If this has not previously been an issue, it is because, in the developed world, we could count on most of our elite being too honourable to sell out their country. That was in some significant part why Britain could control Iran through bribery, but Iran could not control Britain. 

But we have seen a visible decline in the morality of our elite in the past few decades. That sort of patriotism is long dead on the left. They will openly declare the US evil in its inception.

We know, in fact, that the Chinese are doing so: they are bribing, infiltrating, and compromising. We heard recently of prominent academics accepting secret funding from China. We hear of Diane Feinstein’s office, and Eric Swalwell’s office, being infiltrated by Chinese spies. We hear of huge numbers of Chinese spies present in the US. 

Joe Biden, as a longterm senator and then VP, on the left and not publicly predisposed to be anti-CCP, would have been an obviously worthwhile target. He must have been approached.
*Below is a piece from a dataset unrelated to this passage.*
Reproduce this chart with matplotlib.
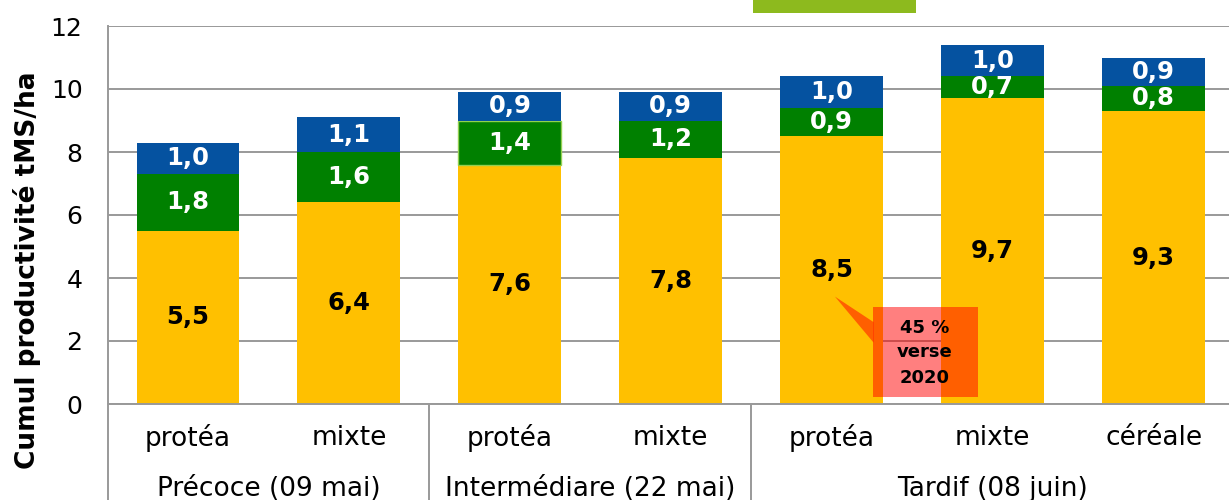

Biden has a reputation of being for sale. He has acquired a personal fortune in office. He has long been understood to be in the pocket of the insurance industry in his home state.

And we have direct evidence he is on the Chinese payroll, from his son’s laptop, confirmed by his son’s business partner.
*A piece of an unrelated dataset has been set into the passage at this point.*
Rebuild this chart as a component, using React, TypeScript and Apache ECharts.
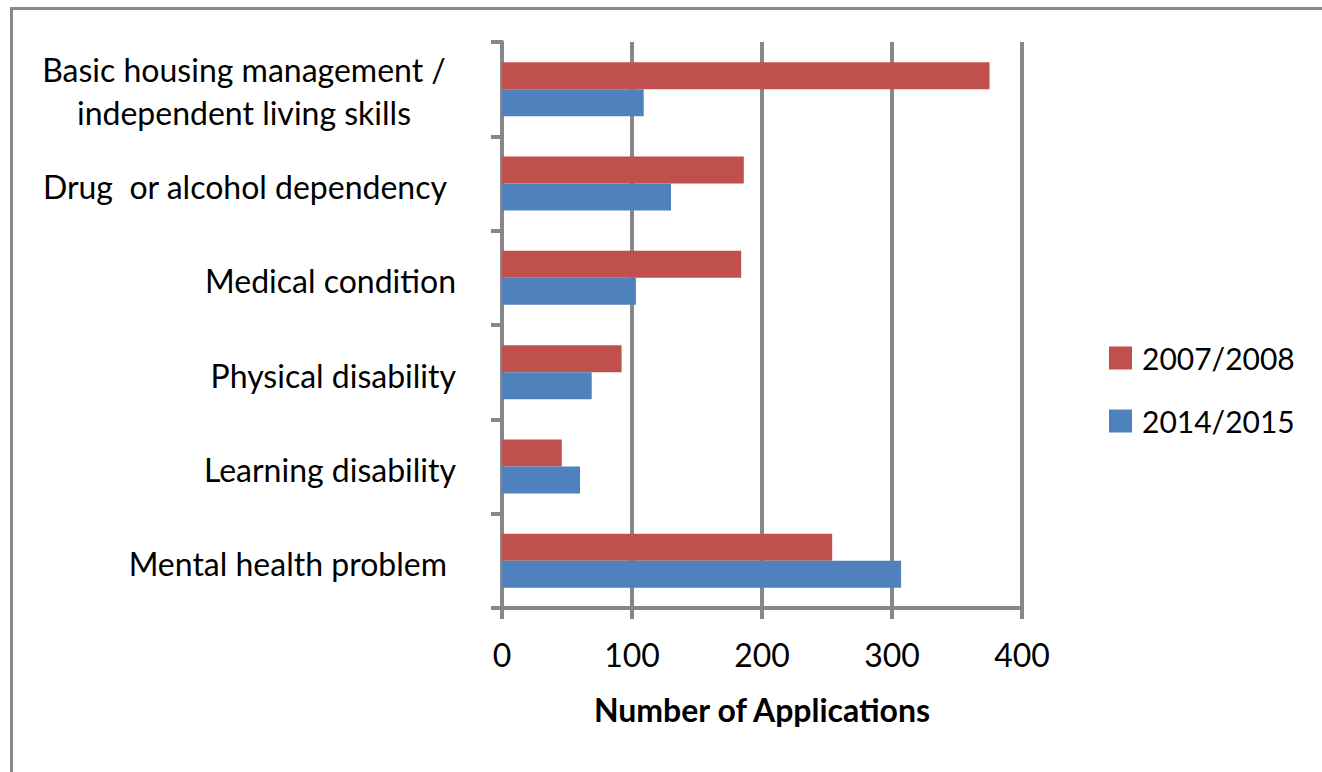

I think Biden spoke with surprising openness when asked about China’s treatment of its Uyghurs at a recent town hall:

“So, the central -- to vastly overstate it, the central principle of Xi Jinping is that there must be a united, tightly controlled China. And he uses his rationale for the things he does based on that. I point out to him, no American president can be sustained as a president if he doesn't reflect the values of the United States. And so the idea I'm not going to speak out against what he's doing in Hong Kong, what he's doing with the Uyghurs in western mountains of China, and Taiwan, trying to end the One-China policy by making it forceful, I said -- by the way, he said he gets it.
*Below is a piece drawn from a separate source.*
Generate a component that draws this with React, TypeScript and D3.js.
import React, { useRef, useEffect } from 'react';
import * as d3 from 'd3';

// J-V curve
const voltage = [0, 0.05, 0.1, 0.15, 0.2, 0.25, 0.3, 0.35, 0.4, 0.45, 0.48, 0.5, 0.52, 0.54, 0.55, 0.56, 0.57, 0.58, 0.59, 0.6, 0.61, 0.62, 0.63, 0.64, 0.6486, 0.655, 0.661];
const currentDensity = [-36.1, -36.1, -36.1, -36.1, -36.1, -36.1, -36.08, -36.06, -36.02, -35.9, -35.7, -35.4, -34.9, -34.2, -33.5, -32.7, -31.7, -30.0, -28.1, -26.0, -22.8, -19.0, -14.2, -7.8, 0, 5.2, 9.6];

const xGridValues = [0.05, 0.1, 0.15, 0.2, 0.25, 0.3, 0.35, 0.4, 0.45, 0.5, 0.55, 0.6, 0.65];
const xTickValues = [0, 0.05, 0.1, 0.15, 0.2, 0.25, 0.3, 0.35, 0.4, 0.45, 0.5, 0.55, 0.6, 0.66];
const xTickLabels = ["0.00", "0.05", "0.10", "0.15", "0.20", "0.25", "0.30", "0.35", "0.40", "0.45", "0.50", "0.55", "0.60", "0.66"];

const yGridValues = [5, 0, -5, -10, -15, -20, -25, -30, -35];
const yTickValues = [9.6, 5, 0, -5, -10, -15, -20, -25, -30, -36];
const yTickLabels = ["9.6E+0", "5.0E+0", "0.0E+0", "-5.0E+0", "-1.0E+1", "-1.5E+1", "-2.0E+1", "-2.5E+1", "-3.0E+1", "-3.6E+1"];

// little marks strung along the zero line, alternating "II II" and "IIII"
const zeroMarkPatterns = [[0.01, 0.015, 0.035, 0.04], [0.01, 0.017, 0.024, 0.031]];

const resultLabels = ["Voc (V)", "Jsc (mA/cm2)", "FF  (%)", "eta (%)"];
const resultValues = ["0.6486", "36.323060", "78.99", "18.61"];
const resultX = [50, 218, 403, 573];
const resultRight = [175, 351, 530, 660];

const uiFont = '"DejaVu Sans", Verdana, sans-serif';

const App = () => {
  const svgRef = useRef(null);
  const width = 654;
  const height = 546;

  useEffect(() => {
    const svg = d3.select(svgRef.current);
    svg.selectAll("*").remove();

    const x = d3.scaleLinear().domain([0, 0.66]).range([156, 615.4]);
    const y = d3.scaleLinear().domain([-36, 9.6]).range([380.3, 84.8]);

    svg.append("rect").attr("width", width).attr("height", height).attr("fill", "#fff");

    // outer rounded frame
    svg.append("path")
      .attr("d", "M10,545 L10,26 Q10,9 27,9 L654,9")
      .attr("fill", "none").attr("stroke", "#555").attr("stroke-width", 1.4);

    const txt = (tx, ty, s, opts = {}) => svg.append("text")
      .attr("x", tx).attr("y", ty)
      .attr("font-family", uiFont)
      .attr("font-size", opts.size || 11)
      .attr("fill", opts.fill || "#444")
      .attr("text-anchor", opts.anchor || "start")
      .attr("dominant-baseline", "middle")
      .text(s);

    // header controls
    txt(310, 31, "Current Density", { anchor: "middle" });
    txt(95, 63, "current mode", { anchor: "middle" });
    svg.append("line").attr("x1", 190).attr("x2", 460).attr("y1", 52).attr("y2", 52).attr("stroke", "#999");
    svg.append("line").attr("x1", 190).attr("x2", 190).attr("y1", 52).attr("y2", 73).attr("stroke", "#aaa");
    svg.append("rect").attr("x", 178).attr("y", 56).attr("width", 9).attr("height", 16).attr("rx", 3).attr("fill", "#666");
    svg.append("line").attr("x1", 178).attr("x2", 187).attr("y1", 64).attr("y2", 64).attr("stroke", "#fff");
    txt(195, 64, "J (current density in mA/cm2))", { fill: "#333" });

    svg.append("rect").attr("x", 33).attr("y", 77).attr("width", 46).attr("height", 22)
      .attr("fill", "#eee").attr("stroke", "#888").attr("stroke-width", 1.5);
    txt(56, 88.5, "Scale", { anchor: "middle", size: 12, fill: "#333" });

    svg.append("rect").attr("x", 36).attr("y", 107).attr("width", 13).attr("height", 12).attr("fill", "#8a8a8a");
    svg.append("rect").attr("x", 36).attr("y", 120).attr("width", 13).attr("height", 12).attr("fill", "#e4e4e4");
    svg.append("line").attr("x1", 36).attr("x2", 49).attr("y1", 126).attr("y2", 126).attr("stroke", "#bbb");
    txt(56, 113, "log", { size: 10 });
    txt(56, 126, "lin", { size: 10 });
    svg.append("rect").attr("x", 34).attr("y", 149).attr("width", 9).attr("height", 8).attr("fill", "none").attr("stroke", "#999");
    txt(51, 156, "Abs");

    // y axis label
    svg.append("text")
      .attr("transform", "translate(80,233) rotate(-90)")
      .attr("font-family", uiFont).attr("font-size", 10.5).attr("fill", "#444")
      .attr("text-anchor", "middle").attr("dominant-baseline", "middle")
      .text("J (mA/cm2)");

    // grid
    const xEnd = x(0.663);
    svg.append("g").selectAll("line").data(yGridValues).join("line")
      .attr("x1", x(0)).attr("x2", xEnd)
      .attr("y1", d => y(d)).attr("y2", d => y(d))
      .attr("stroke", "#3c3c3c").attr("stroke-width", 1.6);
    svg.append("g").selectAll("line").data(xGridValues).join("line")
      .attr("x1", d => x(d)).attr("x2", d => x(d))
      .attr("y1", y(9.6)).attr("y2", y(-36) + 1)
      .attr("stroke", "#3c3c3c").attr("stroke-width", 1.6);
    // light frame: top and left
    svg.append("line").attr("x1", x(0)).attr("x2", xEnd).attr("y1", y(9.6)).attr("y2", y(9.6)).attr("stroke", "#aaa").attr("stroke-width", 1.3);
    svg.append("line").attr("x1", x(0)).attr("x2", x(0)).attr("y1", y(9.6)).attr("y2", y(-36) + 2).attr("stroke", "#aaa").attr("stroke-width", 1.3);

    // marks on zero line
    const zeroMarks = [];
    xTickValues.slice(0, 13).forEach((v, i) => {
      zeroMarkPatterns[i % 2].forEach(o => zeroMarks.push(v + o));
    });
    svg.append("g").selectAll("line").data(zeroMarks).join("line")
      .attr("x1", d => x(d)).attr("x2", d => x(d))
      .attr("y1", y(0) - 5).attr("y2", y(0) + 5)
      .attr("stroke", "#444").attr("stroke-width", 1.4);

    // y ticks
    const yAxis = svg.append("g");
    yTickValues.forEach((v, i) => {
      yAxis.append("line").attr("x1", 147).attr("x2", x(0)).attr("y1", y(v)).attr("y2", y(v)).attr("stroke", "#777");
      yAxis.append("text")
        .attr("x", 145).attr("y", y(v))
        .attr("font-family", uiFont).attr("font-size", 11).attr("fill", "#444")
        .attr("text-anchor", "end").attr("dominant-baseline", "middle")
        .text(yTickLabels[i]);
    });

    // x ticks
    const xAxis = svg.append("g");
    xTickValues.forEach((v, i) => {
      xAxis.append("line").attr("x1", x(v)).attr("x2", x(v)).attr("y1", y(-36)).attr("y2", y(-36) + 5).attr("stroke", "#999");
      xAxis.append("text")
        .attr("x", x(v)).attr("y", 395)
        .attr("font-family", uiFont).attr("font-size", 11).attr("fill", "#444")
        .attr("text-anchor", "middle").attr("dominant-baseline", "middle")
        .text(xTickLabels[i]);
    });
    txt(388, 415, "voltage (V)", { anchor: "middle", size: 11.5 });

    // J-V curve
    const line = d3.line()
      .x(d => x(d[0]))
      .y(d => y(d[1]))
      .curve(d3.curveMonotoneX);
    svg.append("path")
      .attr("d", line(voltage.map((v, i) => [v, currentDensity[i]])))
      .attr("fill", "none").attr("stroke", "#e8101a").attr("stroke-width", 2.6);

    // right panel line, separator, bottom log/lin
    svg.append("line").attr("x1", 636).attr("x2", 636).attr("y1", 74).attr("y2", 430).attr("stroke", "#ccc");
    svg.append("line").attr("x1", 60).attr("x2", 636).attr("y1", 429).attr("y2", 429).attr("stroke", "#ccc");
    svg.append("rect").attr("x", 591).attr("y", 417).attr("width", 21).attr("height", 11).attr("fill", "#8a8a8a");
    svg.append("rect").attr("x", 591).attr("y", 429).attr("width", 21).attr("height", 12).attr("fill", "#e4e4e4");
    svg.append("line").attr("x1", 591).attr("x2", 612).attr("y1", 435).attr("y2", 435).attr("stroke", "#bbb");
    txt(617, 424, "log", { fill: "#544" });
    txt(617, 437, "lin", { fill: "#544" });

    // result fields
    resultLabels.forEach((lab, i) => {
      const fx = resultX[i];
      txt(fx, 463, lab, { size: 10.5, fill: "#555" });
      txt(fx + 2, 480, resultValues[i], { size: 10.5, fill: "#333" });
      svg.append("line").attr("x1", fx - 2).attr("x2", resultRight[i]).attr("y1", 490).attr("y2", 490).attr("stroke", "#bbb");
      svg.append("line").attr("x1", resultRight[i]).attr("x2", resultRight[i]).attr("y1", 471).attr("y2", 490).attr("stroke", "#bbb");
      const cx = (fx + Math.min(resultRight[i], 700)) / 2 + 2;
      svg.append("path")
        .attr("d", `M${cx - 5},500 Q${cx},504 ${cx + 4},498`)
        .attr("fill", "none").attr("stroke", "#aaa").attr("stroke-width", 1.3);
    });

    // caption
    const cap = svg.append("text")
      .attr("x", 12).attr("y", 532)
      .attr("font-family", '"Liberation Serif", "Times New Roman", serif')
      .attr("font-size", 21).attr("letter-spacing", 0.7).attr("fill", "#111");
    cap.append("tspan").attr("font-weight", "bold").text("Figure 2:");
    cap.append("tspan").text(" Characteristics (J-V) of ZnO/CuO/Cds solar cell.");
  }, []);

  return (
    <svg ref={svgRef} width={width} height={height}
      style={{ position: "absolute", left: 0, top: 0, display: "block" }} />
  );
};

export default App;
Culturally, there are different norms that each country and their leaders are expected to follow.”

He is excusing the Uyghur genocide as “different cultural norms.” And he seems to have assured Xi Jinping that his opposition to the genocide or to the Hong Kong takeover is purely pro forma, to satisfy public opinion. It does not reflect his own views, and he is not actually going to do anything.

The same attitude could have maintained good relations with Hitler in 1938. Biden sees himself as fundamentally on the same side as Xi, and essentially in opposition to the US population. They must just be kept quiet so business can be done.

If China owns Joe Biden, who else have they bought? 

Justin Trudeau probably need not have been bought. He looks to me like what Lenin used to call a “useful idiot,” with delusions of glamour about Communism. On the other hand, Trudeau has shown himself to be buyable by others. And his actions towards China seem contrary to good sense and Canadian interests. To be sure, his government has also been in conflict with China; but that seems to have been forced on him by the need to honour an extradition treaty with the US.

I suspect from their actions and public stances that China has down payments as well on President Duterte of the Philippines, and President Moon of South Korea.

Nobody in China goes in through the front door. Everything has a back door.

The US, or Britain, or someone, ought to be smart enough to buy Xi Jinping.